Как главы и их шеи, так и бочки покрывались особой деревянной чешуей, называвшейся “лемехом”. Первоначально в лемехе стремились, по-видимому, воспроизводить черепицу, покрывавшую первые каменные храмы, но позже этот способ покрытия приобрел совершенно самостоятельное значение и стал решительно неотделим от деревянной церкви. Лемех стругали обыкновенно из осины, тонкими узкими дощечками, наружные концы которых вырубались в виде крестов. Надо видеть на месте, на Северной Двине, на Онеге и Мезени древние церкви, покрытые лемехом, чтобы понять тяготение былых строителей к чешуйчатым кровлям. Такая кровля не только издали, но даже на близком расстоянии производит впечатление серебряной или посеребренной, и тот, кому случается увидать из-за седого леса стройные чешуйчатые главки северной церкви, может биться об заклад, что они крыты не деревом.
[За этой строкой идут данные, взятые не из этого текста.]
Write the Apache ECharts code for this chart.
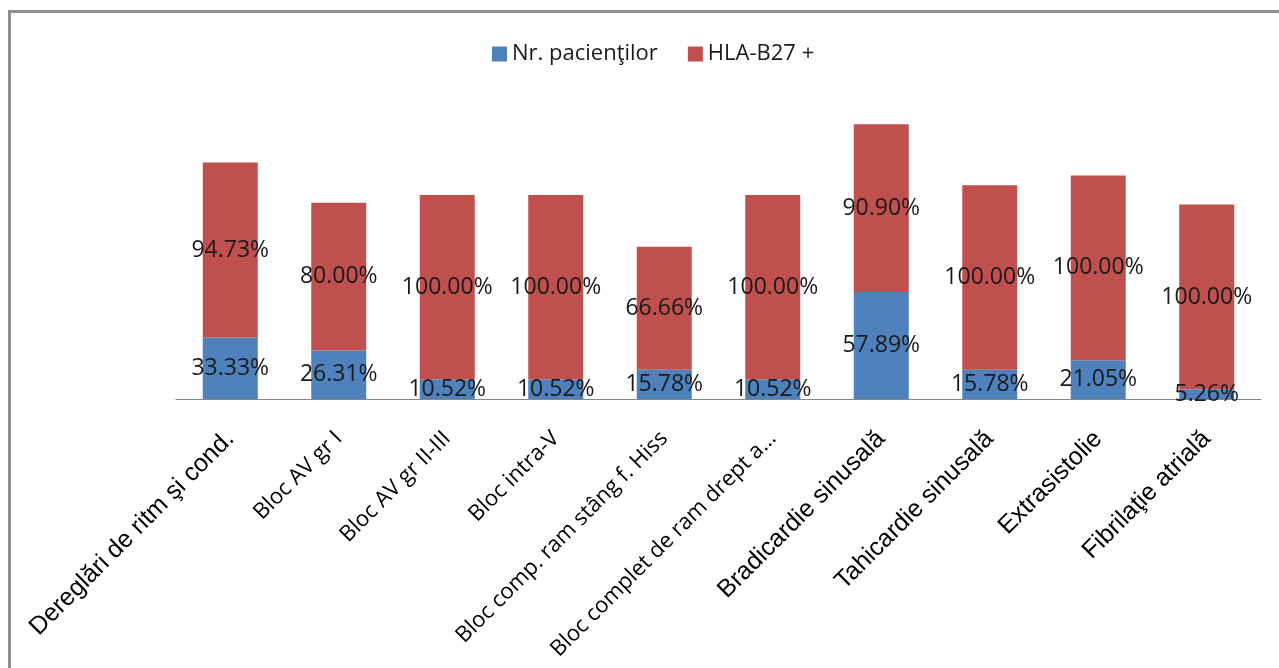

Разрастаясь в ширину через устройство приделов, сеней и крылец, деревянные храмы, как хоромы Божьи, естественно стремились еще больше ввысь, далеко оставляя позади хоромы смертных. Были храмы, достигавшие 35 сажен высоты [Нередко встречающиеся в писцовых книгах конца 15-го века церкви с прозванием “великий” Спас, Никола, Дмитрий, Георгий, Архангел Михаил, конечно, указывают на высоту храмов. В самом Новгороде существовал в 1494 году Иван Великий], a 20-саженная вышина была уже обыкновенной. Стремление украсить наилучшим образом верхние части храма привело к очень распространенному приему многоглавия, доходящему иногда до 22 глав.
Деревянное зодчество растет и развивается только в лесной стране, a таковой издревле и поныне является весь русский север. Обитатели этого края с малых лет знакомились с плотничным делом. Летописные известия очень рано отмечают уже роль новгородского севера в деревянном строительстве. О блестящем развитии плотничного искусства северной Руси говорят и Московские акты 17-го века, называющие плотников, живущих по Ваге, лучшими мастерами. Важские плотники постоянно пополняли кадры царских мастеров.